Cada vez perco menos tempo a dormir.
Há dias em que nem consigo adormecer, com ansiedade que o dia seguinte chegue.
E há dias em que, mesmo que me tenha deitado tarde, mal acordo, seja a que horas for, não consigo dormir mais.
Mas isso são pormenores, porque eu acho que até gosto de dormir.
Mas é aquela alegria da luz pela janela, do cérebro em movimento, do movimento na rua.
Vida lá fora.
Isso é que não me dá vontade de dormir.
O Mundo que não se desperdiça, com mais uma hora de sono......!!
Assumindo que se está na cama sozinho, não faz sentido nenhum perder lá muito tempo.

pequenas coisas

As pequenas coisas são o meu reduto. Cada dia que passa, parece que gosto mais de andar aqui à solta pela Terra, e tenho percebido que o prazer que extraio dos dias vem quase exclusivamente de pequenos momentos, pequenas cores, pequenas luzes, pequenas vozes, pequenos sabores, pequenos arrepios que me segredam ao ouvido "isto que aqui se passou foi bom e valeu a pena ter acontecido."

Noutro dia, um dilúvio bíblico mastigava com dentes de água os vidros indefesos do meu carro e eu aproveitava calmamente o trânsito iluminado daquele já escuro fim de tarde. Mudei de posto e ouvi, pela primeira vez na vida, os Booka Shade repetir naquele tom meio sonhador o para mim até então desconhecido e suave "O Superman...O Superman...O Superman" criado pela Laurie Anderson há mais de vinte anos.

A chuva caía, indiferente aos protestos de meia Lisboa, em bátegas sobre mim e o resto da cidade, e buzinas aberrantes praguejavam contra cruzamentos parados. E eu estava ali, meio adormecido, quase, a deixar-me embalar pela voz de robot com sentimentos que me repetia, ao ritmo da chuva, "O Superman", como se nada mais existisse no Mundo senão aquela pequena paz.

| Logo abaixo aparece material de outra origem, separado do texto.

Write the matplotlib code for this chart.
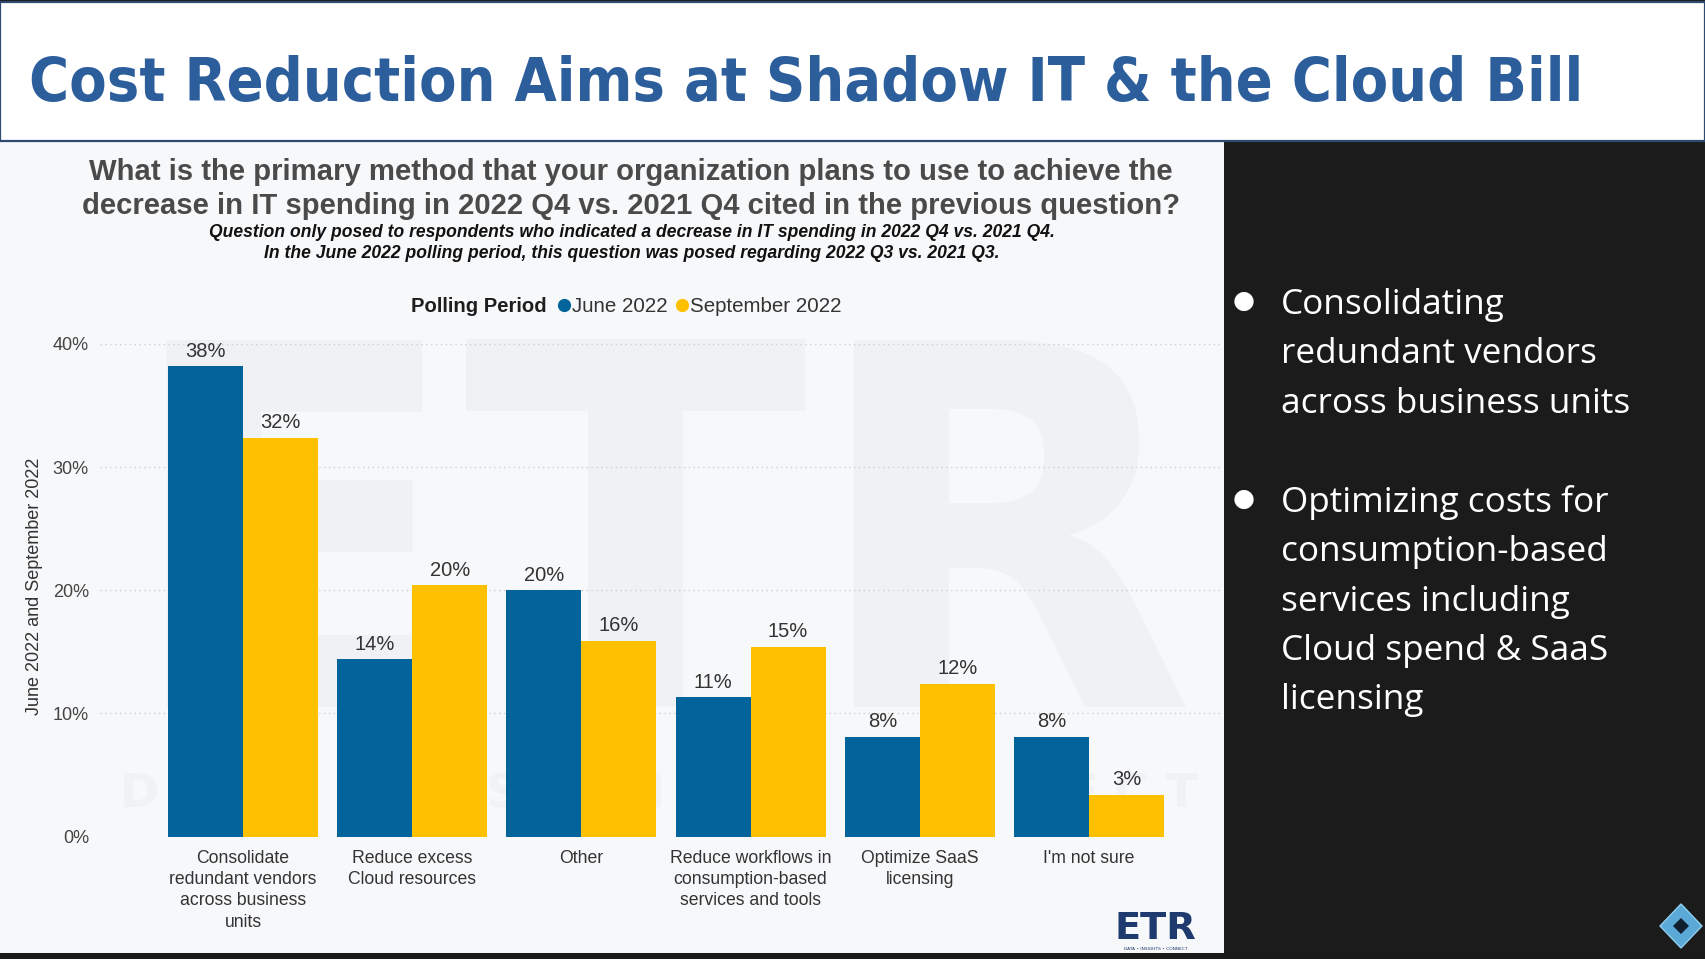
import matplotlib
matplotlib.use("Agg")
import matplotlib.pyplot as plt
from matplotlib.patches import Rectangle, Polygon
from matplotlib.lines import Line2D
import numpy as np

W, H, DPI = 1706, 959, 100

# ---------------- data ----------------
categories = [
    "Consolidate\nredundant vendors\nacross business\nunits",
    "Reduce excess\nCloud resources",
    "Other",
    "Reduce workflows in\nconsumption-based\nservices and tools",
    "Optimize SaaS\nlicensing",
    "I'm not sure",
]
june_2022 = [38.2, 14.4, 20.0, 11.3, 8.1, 8.1]
sept_2022 = [32.4, 20.4, 15.9, 15.4, 12.4, 3.4]
series_names = ["June 2022", "September 2022"]
y_ticks = [0, 10, 20, 30, 40]
y_tick_labels = ["0%", "10%", "20%", "30%", "40%"]

title = "Cost Reduction Aims at Shadow IT & the Cloud Bill"
question_lines = [
    "What is the primary method that your organization plans to use to achieve the",
    "decrease in IT spending in 2022 Q4 vs. 2021 Q4 cited in the previous question?",
]
note_lines = [
    "Question only posed to respondents who indicated a decrease in IT spending in 2022 Q4 vs. 2021 Q4.",
    "In the June 2022 polling period, this question was posed regarding 2022 Q3 vs. 2021 Q3.",
]
legend_title = "Polling Period"
y_axis_label = "June 2022 and September 2022"
bullets = [
    ["Consolidating", "redundant vendors", "across business units"],
    ["Optimizing costs for", "consumption-based", "services including",
     "Cloud spend & SaaS", "licensing"],
]

BLUE = "#03639B"
YELLOW = "#FFC000"

# ---------------- figure ----------------
fig = plt.figure(figsize=(W / DPI, H / DPI), dpi=DPI, facecolor="#1A1A1A")
renderer = fig.canvas.get_renderer()


def fx(px):
    return px / W


def fy(py):
    return 1 - py / H


def fit(t, target_w):
    for _ in range(4):
        w = t.get_window_extent(renderer).width
        t.set_fontsize(t.get_fontsize() * target_w / w)
    return t.get_fontsize()


# panels
fig.patches.append(Rectangle((0, fy(953)), fx(1224), fy(141) - fy(953),
                             transform=fig.transFigure, facecolor="#F7F8FA",
                             edgecolor="none", zorder=-5))
fig.patches.append(Rectangle((fx(1224), fy(953)), fx(1706 - 1224), fy(141) - fy(953),
                             transform=fig.transFigure, facecolor="#1B1B1B",
                             edgecolor="none", zorder=-5))
fig.patches.append(Rectangle((fx(0.5), fy(141)), fx(1705), fy(1.5) - fy(141),
                             transform=fig.transFigure, facecolor="white",
                             edgecolor="#2E4A6E", linewidth=1.6, zorder=-4))

# title
t = fig.text(fx(29), fy(101), title, ha="left", va="baseline",
             color="#2C5E9C", fontsize=40, fontweight="bold",
             family=["DejaVu Sans Condensed", "DejaVu Sans"], fontstretch="condensed")
fit(t, 1556)

# watermark
wm = fig.text(fx(120), fy(707), "ETR", ha="left", va="baseline", color="#EFF1F4",
              fontsize=350, fontweight="bold", family="DejaVu Sans", zorder=-3)
fit(wm, 1077)
wm2 = fig.text(fx(120), fy(808), "D A T A  ·  I N S I G H T S  ·  C O N N E C T",
               ha="left", va="baseline", color="#F0F2F5", fontsize=40,
               fontweight="bold", family="DejaVu Sans", zorder=-3)
fit(wm2, 1077)

# question text
qfam = ["Liberation Sans Narrow", "Liberation Sans"]
q1 = fig.text(fx(631), fy(180), question_lines[0], ha="center", va="baseline",
              color="#4A4A4A", fontsize=18, fontweight="bold", family=qfam)
qs = fit(q1, 1082)
fig.text(fx(631), fy(214), question_lines[1], ha="center", va="baseline",
         color="#4A4A4A", fontsize=qs, fontweight="bold", family=qfam)
n1 = fig.text(fx(632), fy(237), note_lines[0], ha="center", va="baseline",
              color="#111111", fontsize=11, fontweight="bold", style="italic", family=qfam)
ns = fit(n1, 844)
fig.text(fx(632), fy(258), note_lines[1], ha="center", va="baseline",
         color="#111111", fontsize=ns, fontweight="bold", style="italic", family=qfam)

# legend
lt = fig.text(fx(411), fy(306), legend_title, ha="left", va="center", color="#1E1E1E",
              fontsize=14.5, fontweight="bold", family="Liberation Sans")
fit(lt, 136)
handles = [Line2D([], [], marker="o", ls="none", color=c, markersize=8.5)
           for c in (BLUE, YELLOW)]
fig.legend(handles, series_names, loc="center left",
           bbox_to_anchor=(fx(558), fy(307)), bbox_transform=fig.transFigure,
           ncol=2, frameon=False, handlelength=0.55, handletextpad=0.12,
           columnspacing=0.45, borderpad=0, borderaxespad=0,
           prop={"family": "Liberation Sans", "size": 14.8}, labelcolor="#333333")

# axes
top_px, bot_px, left_px, right_px = 344, 836.5, 100, 1221
ax = fig.add_axes([fx(left_px), fy(bot_px), fx(right_px - left_px),
                   (bot_px - top_px) / H])
ax.set_facecolor("none")
x = np.arange(len(categories))
bw = 0.443
b1 = ax.bar(x - bw / 2, june_2022, bw, color=BLUE, zorder=3)
b2 = ax.bar(x + bw / 2, sept_2022, bw, color=YELLOW, zorder=3)
for cont, vals in ((b1, june_2022), (b2, sept_2022)):
    ax.bar_label(cont, labels=[f"{v:.0f}%" for v in vals], padding=4,
                 fontsize=14.5, color="#333333", family="Liberation Sans")
ax.set_ylim(0, 40)
ax.set_xlim(-0.845, 5.78)
ax.set_yticks(y_ticks, y_tick_labels)
ax.set_xticks(x, categories)
ax.tick_params(length=0)
ax.tick_params(axis="y", pad=8, labelsize=13, labelcolor="#444444")
ax.tick_params(axis="x", pad=9.5, labelsize=12.7, labelcolor="#333333")
for lab in ax.get_xticklabels():
    lab.set_linespacing(1.33)
    lab.set_family("Liberation Sans")
for lab in ax.get_yticklabels():
    lab.set_family("Liberation Sans")
ax.yaxis.grid(True, linestyle=(0, (1, 2.5)), color="#CFCFCF", linewidth=1)
ax.set_axisbelow(True)
for s in ax.spines.values():
    s.set_visible(False)

fig.text(fx(35), fy(586), y_axis_label, rotation=90, ha="center", va="center",
         color="#333333", fontsize=13, family="Liberation Sans")

# ETR logo
lg = fig.text(fx(1115), fy(939), "ETR", ha="left", va="baseline", color="#1F3A6E",
              fontsize=28, fontweight="bold", family="DejaVu Sans")
fit(lg, 82)
fig.text(fx(1156), fy(950), "DATA • INSIGHTS • CONNECT", ha="center", va="baseline",
         color="#1F3A6E", fontsize=3.2, family="DejaVu Sans")

# right panel bullets
probe = fig.text(0, 0, bullets[0][2], family="Open Sans", fontsize=20, color="none")
bs = fit(probe, 349)
probe.remove()
em = bs * DPI / 72
line_centers = [[301, 350, 400], [499, 548, 598, 647, 696]]
for lines, centers in zip(bullets, line_centers):
    fig.text(fx(1244), fy(centers[0]), "●", ha="center", va="center",
             color="white", fontsize=bs * 0.72, family="DejaVu Sans")
    for ln, c in zip(lines, centers):
        fig.text(fx(1281), fy(c + 0.36 * em), ln, ha="left", va="baseline",
                 color="white", fontsize=bs, family="Open Sans")

# corner cube logo
fig.patches.append(Polygon([(fx(1681), fy(904)), (fx(1702), fy(926)),
                            (fx(1681), fy(948)), (fx(1660), fy(926))],
                           closed=True, transform=fig.transFigure,
                           facecolor="#5AA9D6", edgecolor="#8FD0F0", linewidth=1))
fig.patches.append(Polygon([(fx(1681), fy(918)), (fx(1689), fy(926)),
                            (fx(1681), fy(934)), (fx(1673), fy(926))],
                           closed=True, transform=fig.transFigure,
                           facecolor="#10202E", edgecolor="none"))

fig.savefig("out.png", dpi=DPI, facecolor=fig.get_facecolor())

Quase quis ficar para sempre dentro do meu pequeno carro, deixar a chuva inundar a estrada, e depois da estrada os passeios, e depois dos passeios entrar pelas janelas e portas das casas, subir até aos telhados e jorrar chaminés abaixo como um sistema de fontes, e que o meu carro flutuasse pelo novo mar acima enquanto eu voava com o Superman que me entrava pelo sangue, chuva abaixo, rio abaixo, mar abaixo, até ao espaço.

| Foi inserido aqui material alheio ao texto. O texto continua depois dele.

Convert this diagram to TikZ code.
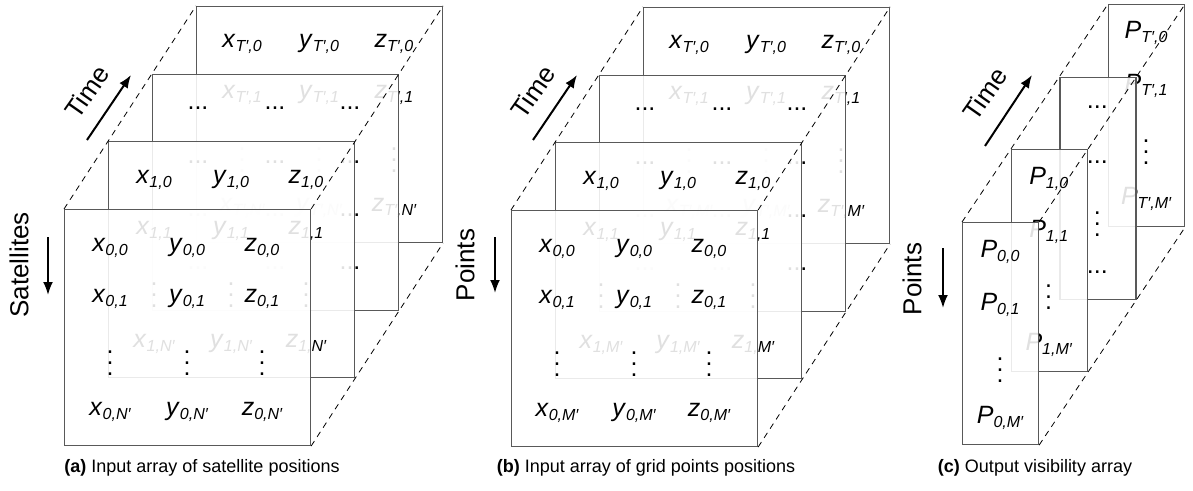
\documentclass[tikz,border=0pt]{standalone}
\usepackage{fontspec}
\setmainfont{Liberation Sans}
\usepackage{tikz}
\usetikzlibrary{arrows.meta,calc}
\newcommand{\ent}[2]{\textit{#1}\raisebox{-4pt}{\fontsize{16}{16}\selectfont\itshape #2}}
\newcommand{\tp}{T′}
\newcommand{\vd}{\vbox{\baselineskip=11pt\lineskiplimit=-20pt\hbox{.}\hbox{.}\hbox{.}}}
\tikzset{
  >={Latex[length=13pt,width=10pt]},
  plane/.style={draw=black!65, line width=1.1pt, fill=white, fill opacity=0.88, inner sep=0pt, anchor=north west},
  cell/.style={font=\fontsize{25}{29}\selectfont, inner sep=0pt},
  dim/.style={font=\fontsize{26}{30}\selectfont, inner sep=0pt},
  subcap/.style={font=\fontsize{18}{22}\selectfont, inner sep=0pt},
  link/.style={dash pattern=on 6pt off 5pt, line width=0.8pt},
  axis/.style={->, line width=2pt},
}

\begin{document}
\begin{tikzpicture}[x=1pt, y=-1pt]
  \useasboundingbox (0,0) rectangle (1193,490);
  \foreach \pn/\px/\py/\nn in {a/64/209/N, b/511/210/M} {
    \foreach \i/\sb in {3/\tp, 2/-, 1/1, 0/0} {
      \node[plane, minimum width=246, minimum height=236] (\pn\i) at (\px+44*\i, \py-67.7*\i) {};
      \ifnum\i=2
        \foreach \cx in {46,123,198}
          \foreach \ry in {35,89,142,195}
            \node[cell] (\pn\i d\cx-\ry) at ($(\pn\i.north west)+(\cx,\ry)$) {...};
      \else
        \foreach \v/\cx in {x/46, y/123, z/198} {
          \node[cell, anchor=base] (\pn\i\v0) at ($(\pn\i.north west)+(\cx,42)$) {\ent{\v}{\sb,0}};
          \node[cell, anchor=base] (\pn\i\v1) at ($(\pn\i.north west)+(\cx,93)$) {\ent{\v}{\sb,1}};
          \node[cell] (\pn\i\v v) at ($(\pn\i.north west)+(\cx,154)$) {\vd};
          \node[cell, anchor=base] (\pn\i\v n) at ($(\pn\i.north west)+(\cx,206)$) {\ent{\v}{\sb,\nn′}};
        }
      \fi
    }
    \draw[link] (\pn0.north west) -- (\pn3.north west);
    \draw[link] (\pn0.north east) -- (\pn3.north east);
    \draw[link] (\pn0.south east) -- (\pn3.south east);
  }
  \foreach \i/\sb in {3/\tp, 2/-, 1/1, 0/0} {
    \node[plane, minimum width=76, minimum height=222] (c\i) at (962+48.7*\i, 222-72.7*\i) {};
    \ifnum\i=2
      \node[cell] (c\i d0) at ($(c\i.north west)+(38,31)$) {...};
      \node[cell] (c\i d1) at ($(c\i.north west)+(38,86)$) {...};
      \node[cell] (c\i dv) at ($(c\i.north west)+(38,148)$) {\vd};
      \node[cell] (c\i dn) at ($(c\i.north west)+(38,196)$) {...};
    \else
      \node[cell, anchor=base] (c\i p0) at ($(c\i.north west)+(38,35)$) {\ent{P}{\sb,0}};
      \node[cell, anchor=base] (c\i p1) at ($(c\i.north west)+(38,88)$) {\ent{P}{\sb,1}};
      \node[cell] (c\i pv) at ($(c\i.north west)+(38,148)$) {\vd};
      \node[cell, anchor=base] (c\i pn) at ($(c\i.north west)+(38,201)$) {\ent{P}{\sb,M′}};
    \fi
  }
  \draw[link] (c0.north west) -- (c3.north west);
  \draw[link] (c0.north east) -- (c3.north east);
  \draw[link] (c0.south east) -- (c3.south east);

  \node[dim, rotate=55] (timea) at (87,92) {Time};
  \node[dim, rotate=55] (timeb) at (533,92) {Time};
  \node[dim, rotate=55] (timec) at (985,94) {Time};
  \node[dim, rotate=90] (sats) at (19,265) {Satellites};
  \node[dim, rotate=90] (ptsb) at (465,265) {Points};
  \node[dim, rotate=90] (ptsc) at (912,279) {Points};
  \coordinate (ta0) at (87,140);  \coordinate (ta1) at (131,75);
  \coordinate (tb0) at (533,140); \coordinate (tb1) at (577,75);
  \coordinate (tc0) at (985,146); \coordinate (tc1) at (1032,75);
  \coordinate (sa0) at (48,237);  \coordinate (sa1) at (48,295);
  \coordinate (sb0) at (495,237); \coordinate (sb1) at (495,293);
  \coordinate (sc0) at (943,248); \coordinate (sc1) at (943,308);
  \draw[axis] (ta0) -- (ta1);
  \draw[axis] (tb0) -- (tb1);
  \draw[axis] (tc0) -- (tc1);
  \draw[axis] (sa0) -- (sa1);
  \draw[axis] (sb0) -- (sb1);
  \draw[axis] (sc0) -- (sc1);

  \node[subcap] (capa) at (202,468) {\textbf{(a)} Input array of satellite positions};
  \node[subcap] (capb) at (646,468) {\textbf{(b)} Input array of grid points positions};
  \node[subcap] (capc) at (1035,468) {\textbf{(c)} Output visibility array};
\end{tikzpicture}
\end{document}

Quando o sinal verde abriu, um braço meio mecânico meio etéreo despertou-me da minha letargia e uma voz quente, profunda, rouca e suave, de mulher, de amante virtual, de Oxigénio, lembrou-me, a mim e aos restantes afortunados que estavam a ouvir o mesmo: "Não se intimidem com os trovões..os trovões..não fazem mal".

Olhei para o rádio, para a chuva que já não me deixava ver nada, para as luzes vivas dos carros e semáforos à minha volta e pensei, quase em alto, no bom que é estar à chuva no trânsito e ter uma locutora de voz sensual sensual a proteger-me dos trovões depois de passear no Espaço com uma música daquelas.

Sorri então, fiz uma vénia às pequenas coisas e voltei a perceber como gosto de estar vivo.

Friday, October 05, 2007

Aspecto

maisdemilvozes tem sido submetido a diversas operações estéticas nos últimos dias. Como blog trapalhão e desarranjado que sempre foi, sente-se agora demasiado pressionado por tanta maquilhagem e idas às compras. Nunca pensou ser tão retocado, tão pintadinho, tão diferente todos os dias. maisdemilvozes não se sente confortável com tamanha atenção e preocupação estética e, por birra, cuspiu a barra do lado para o fundo da página. Já lhe devolvi a aparência original, pintei-lhe um azul lá em cima, tirei e voltei a colar as fotografias que ele exibe, mas nada, continua com birrinha. Diz que acha muito mais divertido pisar a barra do lado do que tê-la na mão direita. Que é que eu posso fazer a este blog mimado?

Wednesday, October 03, 2007

Data de Nascimento: ___ ___ ______

Não digo que isto não fosse óbvio, porque é, mas tem piada constatar que, de facto, basicamente não há nenhum mês em que nasçam mais pessoas do que outras.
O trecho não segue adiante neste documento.